Create repeatable, standardized deployment stories
A recurring problem in the DevOps value stream is that handoffs between development and IT operations are often not sufficiently standardized. When every deployment is done differently, every production environment is a different snowflake. When this occurs, no mastery of procedures or configurations is ever built in the organization. As Luke Kanies, founder of Puppet Labs said, "If your infrastructure is special, you're doing it wrong."
This article explores a pattern for defining reusable deployment procedures that can be used across projects. There is a very elegant solution in the Agile methodology where deployment activities are turned into a user story. For example, you could build a reusable user story for IT operations called "Deploy into high availability environment." The story defines the exact steps to build the environment, how long it takes, what resources are required, and so on.
Reusable deployment procedures can then be used by project managers to accurately integrate deployment activities into the project plan. For instance, you would have high confidence in the deployment schedule if you knew that the "Deploy into high availability environment" story has been executed fifteen times in the past year and that it takes an average of three days, plus or minus one day. Furthermore, you can also gain confidence that the deployment activities are being properly integrated into every software project.
Some software projects require unique environments that IT operations doesn't officially support. You can allow for exceptions in such cases if the "unsupported" environment is supported, in a standardized way, by someone outside of IT operations. You get the benefits of environment standardization (reduced production variance, fewer snowflakes in production, increased ability of IT operations to reliably support and maintain) while allowing nimbleness for special cases.
Stop the line when the deployment pipeline breaks
A problematic aspect of the IT operations user deployment stories is that they're described in great detail.

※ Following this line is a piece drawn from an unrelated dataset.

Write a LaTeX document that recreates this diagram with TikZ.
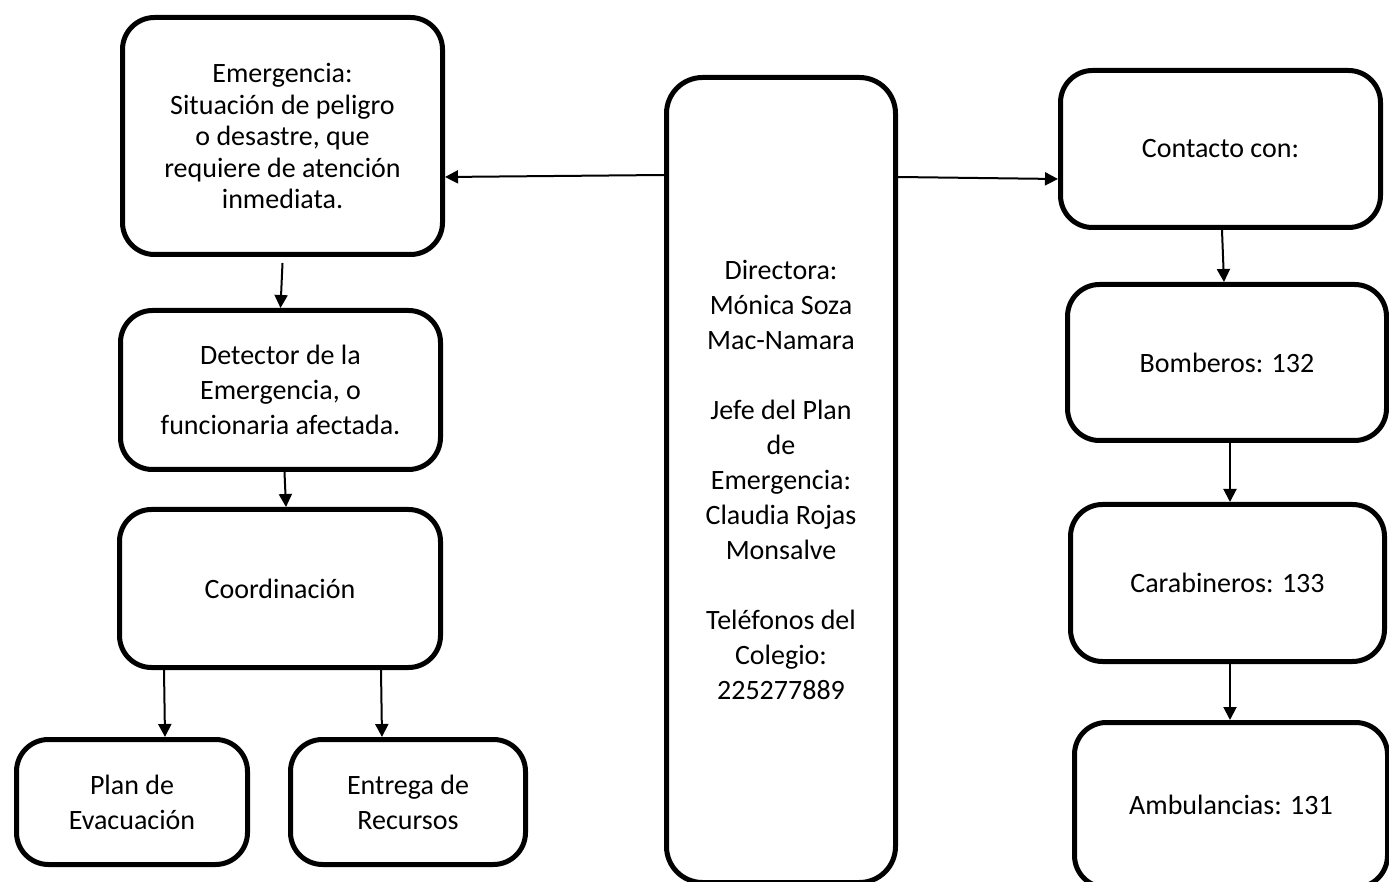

But, when it's time to deploy, things never go as planned. For instance, you may find that:
- Someone breaks the build and someone else checks in their changes without waiting for the build to be fixed.
- Nobody pays attention when the build breaks or tests fail.

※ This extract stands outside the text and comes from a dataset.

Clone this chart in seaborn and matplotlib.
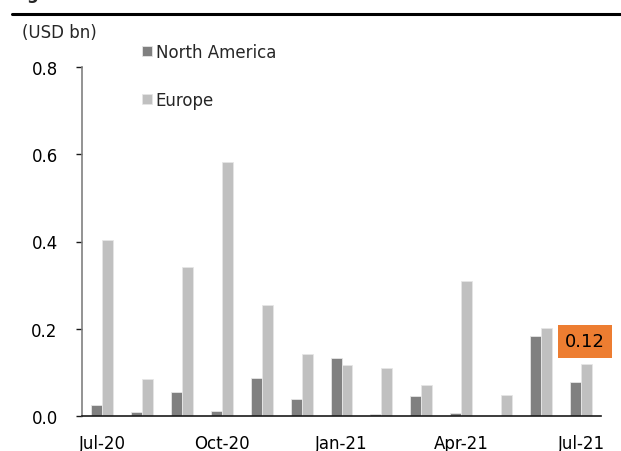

- The build stays broken for longer than a few minutes.
- Automated test suites are flaky, untrusted, and consistently broken.
- Writing tests for the code and environment are deferred, so some required tests aren't automated.

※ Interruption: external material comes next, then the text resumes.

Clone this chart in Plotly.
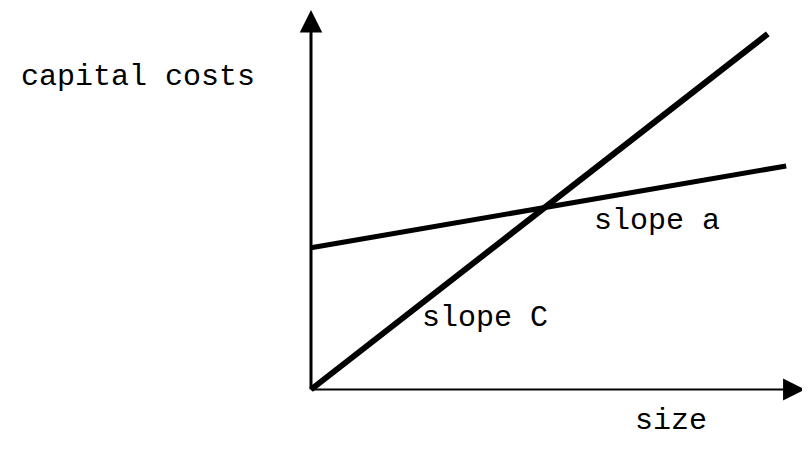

- Deployments are unreliable, and the code doesn't work correctly when deployed to a production-like environment.
As Deming once described in his Fourteen Points Of Management, "We must cease dependence on mass inspection to achieve quality. Improve the process and build quality into the product in the first place."
The goal is to have assurance that, at any point in time, the code and environment are in a deployable state. However, this can only happen if, and only if, you have maintained the integrity of the continuous integration process and deployment pipeline.
The only way to achieve the goal is to prioritize keeping the system working over doing work. When any part of the continuous integration and automated test suit or deployment pipeline fails, the entire team is notified and must fix the problem. If it was due to a code error, you must roll back the commit. If it was due to an environment error, you must fix the environment creation process. If it was due to a documentation failure, you must fix the documentation.
Help for information security and QA
The high deployment rates typically associated with DevOps often put enormous pressure on QA and information security. Consider the case where development is doing ten deployments per day and information security requires a four-month lead time to execute an application security review.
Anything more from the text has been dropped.